> PROMPT
Return precisely the span of lines from the top of the material below to the line containing "<span>Change in Natural", both included. Pictures are excluded.
* Start COLLECTED DATA *
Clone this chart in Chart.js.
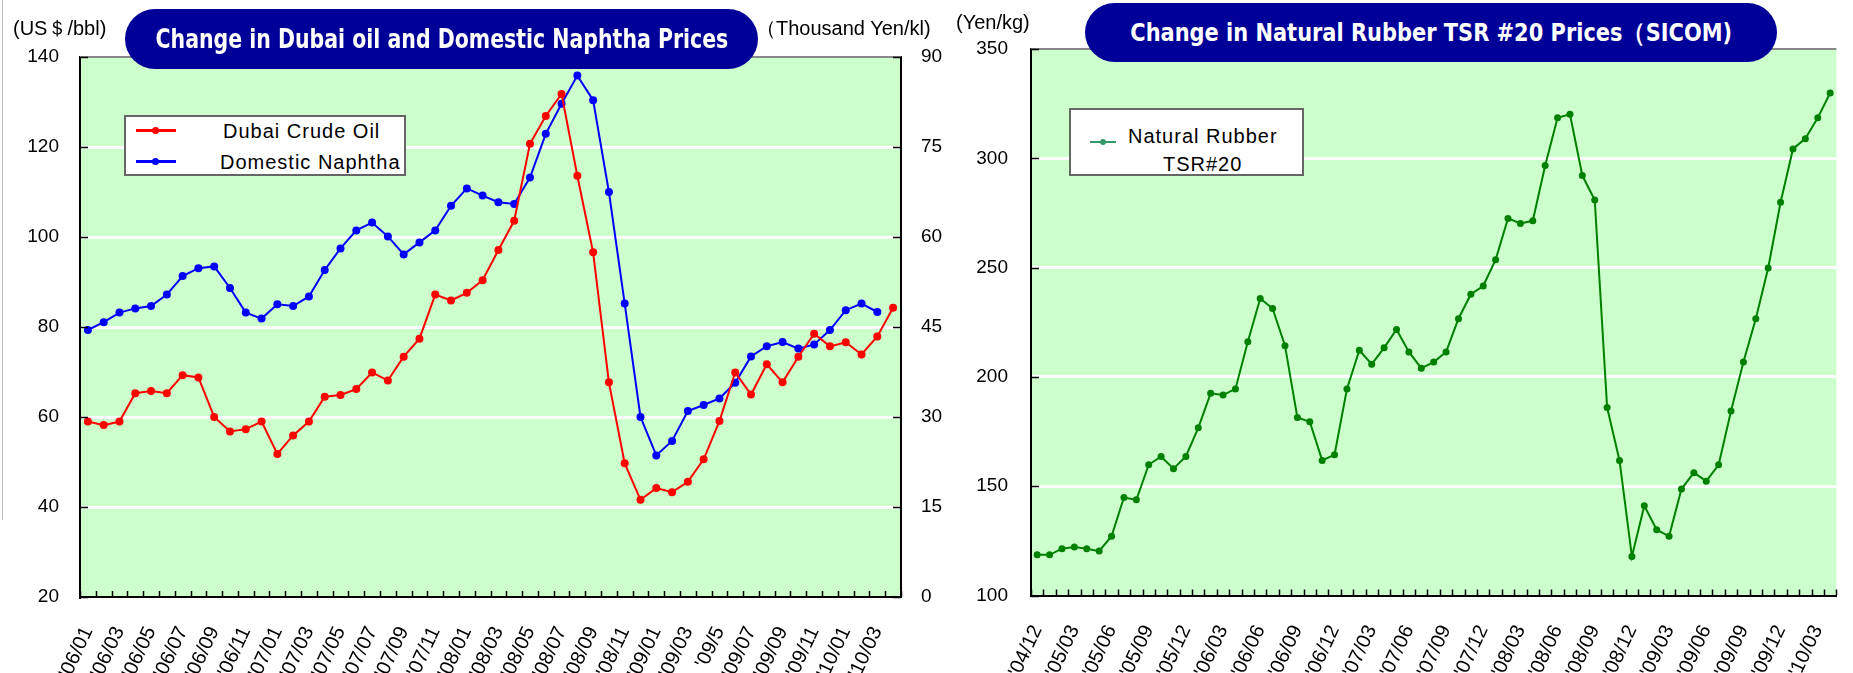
<!DOCTYPE html>
<html>
<head>
<meta charset="utf-8">
<script src="https://cdn.jsdelivr.net/npm/chart.js@4.4.1/dist/chart.umd.min.js"></script>
<style>
  html, body { margin: 0; padding: 0; width: 1853px; height: 673px; overflow: hidden; background: #fff; }
  body { position: relative; font-family: 'Liberation Sans', Arial, sans-serif; color: #000; }
  .wrap { position: absolute; top: 0; }
  .title { position: absolute; background: #000099; color: #fff; display: flex;
           align-items: center; justify-content: center; white-space: nowrap;
           font-family: 'Liberation Sans Narrow', 'DejaVu Sans Condensed', 'Liberation Sans', sans-serif; font-weight: bold; }
  .title span { display: inline-block; transform-origin: center; }
  .unit { position: absolute; font-size: 20px; line-height: 20px; white-space: nowrap; }
  .legend { position: absolute; background: #fff; border: 2px solid #666; box-sizing: border-box; }
  .legend .sw { position: absolute; height: 3px; }
  .legend .dot { position: absolute; width: 7px; height: 7px; border-radius: 50%; }
  .legend .txt { position: absolute; font-size: 20px; line-height: 20px; letter-spacing: 1px; white-space: nowrap; }
  .edge { position: absolute; left: 2px; top: 0; width: 1px; height: 520px; background: #bbb; }
</style>
</head>
<body>
<div class="edge"></div>
<div class="wrap" style="left:0"><canvas id="oil" width="960" height="673"></canvas></div>
<div class="wrap" style="left:930px"><canvas id="rubber" width="940" height="673"></canvas></div>

<div class="unit" style="left:13px; top:18px">(US＄/bbl)</div>
<div class="unit" style="left:756px; top:18px">（Thousand Yen/kl)</div>
<div class="unit" style="left:956px; top:12px">(Yen/kg)</div>

<div class="title" id="t1" style="left:125px; top:9px; width:633px; height:60px; border-radius:30px; font-size:26px">
  <span>Change in Dubai oil and Domestic Naphtha Prices</span></div>
<div class="title" id="t2" style="left:1085px; top:3px; width:692px; height:59px; border-radius:30px; font-size:25px">
  <span>Change in Natural Rubber TSR #20 Prices（SICOM)</span></div>

<div class="legend" style="left:124px; top:115px; width:282px; height:61px">
  <div class="sw" style="left:10px; top:12px; width:40px; background:#FF0000"></div>
  <div class="dot" style="left:26px; top:10px; background:#FF0000"></div>
  <div class="txt" style="left:97px; top:4px">Dubai Crude Oil</div>
  <div class="sw" style="left:10px; top:43px; width:40px; background:#0000FF"></div>
  <div class="dot" style="left:26px; top:41px; background:#0000FF"></div>
  <div class="txt" style="left:94px; top:35px">Domestic Naphtha</div>
</div>

<div class="legend" style="left:1069px; top:108px; width:235px; height:68px">
  <div class="sw" style="left:19px; top:31px; width:26px; height:2px; background:#339966"></div>
  <div class="dot" style="left:29px; top:29px; width:6px; height:6px; background:#339966"></div>
  <div class="txt" style="left:57px; top:16px">Natural Rubber</div>
  <div class="txt" style="left:92px; top:44px">TSR#20</div>
</div>

<script>
// Dubai crude / domestic naphtha, monthly from Jan 2006
const leftMonths = [
  "'06/01","'06/02","'06/03","'06/04","'06/05","'06/06","'06/07","'06/08","'06/09","'06/10","'06/11","'06/12",
  "'07/01","'07/02","'07/03","'07/04","'07/05","'07/06","'07/07","'07/08","'07/09","'07/10","'07/11","'07/12",
  "'08/01","'08/02","'08/03","'08/04","'08/05","'08/06","'08/07","'08/08","'08/09","'08/10","'08/11","'08/12",
  "'09/01","'09/02","'09/03","'09/04","'09/05","'09/06","'09/07","'09/08","'09/09","'09/10","'09/11","'09/12",
  "'10/01","'10/02","'10/03","'10/04"
];
const leftTickLabels = [
  "'06/01","'06/03","'06/05","'06/07","'06/09","'06/11","'07/01","'07/03","'07/05","'07/07","'07/09","'07/11",
  "'08/01","'08/03","'08/05","'08/07","'08/09","'08/11","'09/01","'09/03","'09/5","'09/07","'09/09","'09/11",
  "'10/01","'10/03"
];
// US$/bbl (left axis)
const dubaiCrude = [
  59.0, 58.2, 59.0, 65.3, 65.8, 65.3, 69.3, 68.8, 60.0, 56.8,
  57.3, 59.0, 51.8, 55.9, 59.0, 64.5, 64.9, 66.2, 69.9, 68.1,
  73.4, 77.4, 87.2, 85.9, 87.6, 90.4, 97.1, 103.6, 120.7, 126.9,
  131.8, 113.6, 96.6, 67.7, 49.7, 41.6, 44.2, 43.3, 45.6, 50.6,
  59.1, 69.9, 65.0, 71.7, 67.7, 73.4, 78.5, 75.7, 76.6, 73.9,
  77.9, 84.3
];
// thousand yen/kl (right axis)
const domesticNaphtha = [
  44.5, 45.8, 47.4, 48.1, 48.5, 50.4, 53.5, 54.8, 55.1, 51.5,
  47.4, 46.4, 48.8, 48.5, 50.1, 54.5, 58.1, 61.1, 62.4, 60.1,
  57.1, 59.1, 61.1, 65.2, 68.1, 66.9, 65.8, 65.5, 69.9, 77.2,
  82.2, 86.9, 82.8, 67.5, 48.9, 30.0, 23.6, 26.0, 31.0, 32.0,
  33.1, 35.7, 40.1, 41.8, 42.5, 41.4, 42.1, 44.5, 47.8, 48.9,
  47.5
];

// Natural rubber TSR#20 (SICOM), monthly from Dec 2004
const rubberMonths = [
  "'04/12",
  "'05/01","'05/02","'05/03","'05/04","'05/05","'05/06","'05/07","'05/08","'05/09","'05/10","'05/11","'05/12",
  "'06/01","'06/02","'06/03","'06/04","'06/05","'06/06","'06/07","'06/08","'06/09","'06/10","'06/11","'06/12",
  "'07/01","'07/02","'07/03","'07/04","'07/05","'07/06","'07/07","'07/08","'07/09","'07/10","'07/11","'07/12",
  "'08/01","'08/02","'08/03","'08/04","'08/05","'08/06","'08/07","'08/08","'08/09","'08/10","'08/11","'08/12",
  "'09/01","'09/02","'09/03","'09/04","'09/05","'09/06","'09/07","'09/08","'09/09","'09/10","'09/11","'09/12",
  "'10/01","'10/02","'10/03","'10/04"
];
const rubberTickLabels = [
  "'04/12","'05/03","'05/06","'05/09","'05/12","'06/03","'06/06","'06/09","'06/12","'07/03","'07/06",
  "'07/09","'07/12","'08/03","'08/06","'08/09","'08/12","'09/03","'09/06","'09/09","'09/12","'10/03"
];
// yen/kg
const naturalRubber = [
  118.6, 118.6, 121.4, 122.2, 121.4, 120.3, 127.1, 144.8, 143.8, 159.8,
  163.6, 158.0, 163.6, 176.7, 192.5, 191.7, 194.5, 216.1, 235.9, 231.3,
  214.3, 181.4, 179.5, 161.8, 164.4, 194.5, 212.2, 205.8, 213.3, 221.7,
  211.4, 204.0, 206.8, 211.4, 226.6, 237.8, 241.6, 253.6, 272.5, 270.2,
  271.4, 296.7, 318.5, 320.1, 292.1, 280.9, 186.0, 161.8, 117.8, 141.0,
  130.1, 127.1, 148.7, 156.2, 152.3, 159.8, 184.4, 206.8, 226.6, 249.8,
  279.9, 304.3, 309.0, 318.5, 329.9
];

const PLOT_BG = '#CCFFCC';
const TICK_FONT = { family: "'Liberation Sans', Arial, sans-serif", size: 19 };
const X_FONT = { family: "'Liberation Sans', Arial, sans-serif", size: 20 };

// green plot background, grey top frame, short inward tick marks
const framePlugin = {
  id: 'frame',
  beforeDraw(chart) {
    const { ctx, chartArea: a } = chart;
    ctx.save();
    ctx.fillStyle = PLOT_BG;
    ctx.fillRect(a.left, a.top, a.right - a.left, a.bottom - a.top);
    ctx.restore();
  },
  afterDraw(chart) {
    const { ctx, chartArea: a, scales } = chart;
    ctx.save();
    ctx.strokeStyle = '#888';
    ctx.lineWidth = 2;
    ctx.beginPath();
    ctx.moveTo(a.left, a.top);
    ctx.lineTo(a.right, a.top);
    ctx.stroke();

    ctx.strokeStyle = '#000';
    ctx.lineWidth = 1.5;
    ctx.beginPath();
    const xs = scales.x;
    for (let i = 0; i <= xs.getLabels().length; i++) {
      const px = Math.round(xs.getPixelForValue(i - 0.5)) + 0.5;
      ctx.moveTo(px, a.bottom);
      ctx.lineTo(px, a.bottom - 6);
    }
    ['y', 'y1'].forEach(id => {
      const s = scales[id];
      if (!s) return;
      const left = s.position === 'left';
      const x0 = left ? a.left : a.right;
      s.ticks.forEach(t => {
        const py = Math.round(s.getPixelForValue(t.value)) + 0.5;
        ctx.moveTo(x0, py);
        ctx.lineTo(x0 + (left ? 8 : -8), py);
      });
    });
    ctx.stroke();
    ctx.restore();
  }
};

function xAxis(tickLabels, every, height) {
  return {
    offset: true,
    grid: { display: false },
    border: { display: true, color: '#000', width: 2 },
    ticks: {
      autoSkip: false, minRotation: 65, maxRotation: 65, padding: 18,
      color: '#000', font: X_FONT,
      callback: (v, i) => (i % every === 0 ? tickLabels[i / every] : ''),
    },
    afterFit: s => { s.height = height; },
  };
}

function gridColor(lo, hi) {
  return c => (c.tick.value === lo || c.tick.value === hi) ? 'rgba(0,0,0,0)' : '#fff';
}

const line = (color, r) => ({
  borderColor: color, backgroundColor: color, pointBackgroundColor: color,
  borderWidth: 2, pointRadius: r, pointBorderWidth: 0, pointHoverRadius: r, tension: 0,
});

new Chart(document.getElementById('oil'), {
  type: 'line',
  data: {
    labels: leftMonths,
    datasets: [
      { label: 'Dubai Crude Oil', data: dubaiCrude, yAxisID: 'y', ...line('#FF0000', 4) },
      { label: 'Domestic Naphtha', data: domesticNaphtha, yAxisID: 'y1', ...line('#0000FF', 4) },
    ],
  },
  options: {
    responsive: false, animation: false, devicePixelRatio: 1,
    layout: { padding: { top: 57, left: 0, right: 0, bottom: 0 } },
    plugins: { legend: { display: false }, tooltip: { enabled: false } },
    scales: {
      x: xAxis(leftTickLabels, 2, 76),
      y: {
        position: 'left', min: 20, max: 140,
        ticks: { stepSize: 20, padding: 21, color: '#000', font: TICK_FONT },
        grid: { drawTicks: false, color: gridColor(20, 140), lineWidth: 3 },
        border: { color: '#000', width: 2 },
        afterFit: s => { s.width = 80; },
      },
      y1: {
        position: 'right', min: 0, max: 90,
        ticks: { stepSize: 15, padding: 20, color: '#000', font: TICK_FONT },
        grid: { display: false, drawTicks: false },
        border: { color: '#000', width: 2 },
        afterFit: s => { s.width = 59; },
      },
    },
  },
  plugins: [framePlugin],
});

new Chart(document.getElementById('rubber'), {
  type: 'line',
  data: {
    labels: rubberMonths,
    datasets: [
      { label: 'Natural Rubber TSR#20', data: naturalRubber, yAxisID: 'y', ...line('#008000', 3.5) },
    ],
  },
  options: {
    responsive: false, animation: false, devicePixelRatio: 1,
    layout: { padding: { top: 49, left: 0, right: 13, bottom: 0 } },
    plugins: { legend: { display: false }, tooltip: { enabled: false } },
    scales: {
      x: xAxis(rubberTickLabels, 3, 77.5),
      y: {
        position: 'left', min: 100, max: 350,
        ticks: { stepSize: 50, padding: 23, color: '#000', font: TICK_FONT },
        grid: { drawTicks: false, color: gridColor(100, 350), lineWidth: 3 },
        border: { color: '#000', width: 2 },
        afterFit: s => { s.width = 101; },
      },
    },
  },
  plugins: [framePlugin],
});

// squeeze the title text to the width it has in the original
function fitTitle(id, width) {
  const sp = document.querySelector('#' + id + ' span');
  const w = sp.getBoundingClientRect().width;
  sp.style.transform = 'scaleX(' + (width / w).toFixed(3) + ')';
}
fitTitle('t1', 573);
fitTitle('t2', 602);
</script>
</body>
</html>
* End COLLECTED DATA *
> COMPLETED EXERCISE
Clone this chart in Chart.js.
<!DOCTYPE html>
<html>
<head>
<meta charset="utf-8">
<script src="https://cdn.jsdelivr.net/npm/chart.js@4.4.1/dist/chart.umd.min.js"></script>
<style>
  html, body { margin: 0; padding: 0; width: 1853px; height: 673px; overflow: hidden; background: #fff; }
  body { position: relative; font-family: 'Liberation Sans', Arial, sans-serif; color: #000; }
  .wrap { position: absolute; top: 0; }
  .title { position: absolute; background: #000099; color: #fff; display: flex;
           align-items: center; justify-content: center; white-space: nowrap;
           font-family: 'Liberation Sans Narrow', 'DejaVu Sans Condensed', 'Liberation Sans', sans-serif; font-weight: bold; }
  .title span { display: inline-block; transform-origin: center; }
  .unit { position: absolute; font-size: 20px; line-height: 20px; white-space: nowrap; }
  .legend { position: absolute; background: #fff; border: 2px solid #666; box-sizing: border-box; }
  .legend .sw { position: absolute; height: 3px; }
  .legend .dot { position: absolute; width: 7px; height: 7px; border-radius: 50%; }
  .legend .txt { position: absolute; font-size: 20px; line-height: 20px; letter-spacing: 1px; white-space: nowrap; }
  .edge { position: absolute; left: 2px; top: 0; width: 1px; height: 520px; background: #bbb; }
</style>
</head>
<body>
<div class="edge"></div>
<div class="wrap" style="left:0"><canvas id="oil" width="960" height="673"></canvas></div>
<div class="wrap" style="left:930px"><canvas id="rubber" width="940" height="673"></canvas></div>

<div class="unit" style="left:13px; top:18px">(US＄/bbl)</div>
<div class="unit" style="left:756px; top:18px">（Thousand Yen/kl)</div>
<div class="unit" style="left:956px; top:12px">(Yen/kg)</div>

<div class="title" id="t1" style="left:125px; top:9px; width:633px; height:60px; border-radius:30px; font-size:26px">
  <span>Change in Dubai oil and Domestic Naphtha Prices</span></div>
<div class="title" id="t2" style="left:1085px; top:3px; width:692px; height:59px; border-radius:30px; font-size:25px">
  <span>Change in Natural Rubber TSR #20 Prices（SICOM)</span></div>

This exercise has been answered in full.